The 16-strong orchestra was superb and helped pace this potent production full of familiar numbers like What's the Use of Wond'rin (sung by Julie and the girls), You'll Never Walk Alone (Julie and Nettie) and the ballet event starring a nimble Lindsey Wise as Billy's daughter, Louise, Enoch, the Snow Children and other agile dancers.

The story itself is pretty tame. We watch Billy mope about and turn to crime when he finds out his wife, Julie, is pregnant.

With no job and no prospects he agrees to join his friend Jigger and attack and rob a ship's captain (David Hagan) of his whaling proceeds.

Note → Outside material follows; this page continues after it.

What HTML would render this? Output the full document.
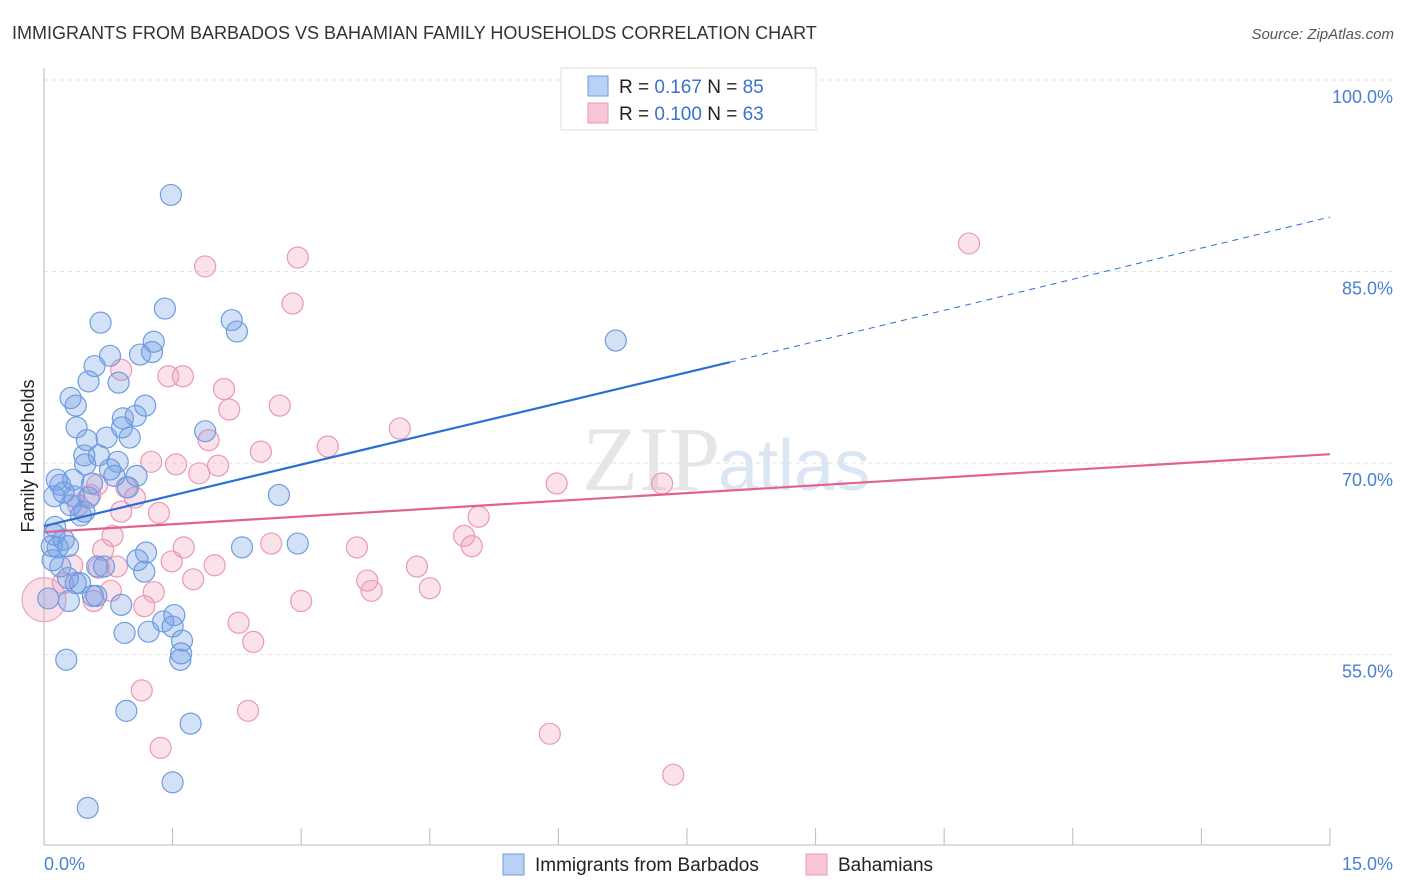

Billy's rough and brutish ways are tolerated by his wife, who reckons he's gentle underneath and just miserable because he is unemployed and refuses to return to work at the carousel under the management of the vampish Mrs Mullin, played exuberantly by Diana Kent. But when the raid goes horribly wrong Billy stabs himself in the stomach and dies dramatically on stage.

As Julie's tears flow, his soul is transported to heaven and two angels appear and offer him time back on earth to see his daughter, Louise, graduate. He is also given time to apologise to the long-suffering Julie.

Once again the whole second act is trumpeted by magnificent sets and sounds, and Billy sings The Highest Judge of All when he reaches heaven.

Carousel at The Savoy Theatre must be seen.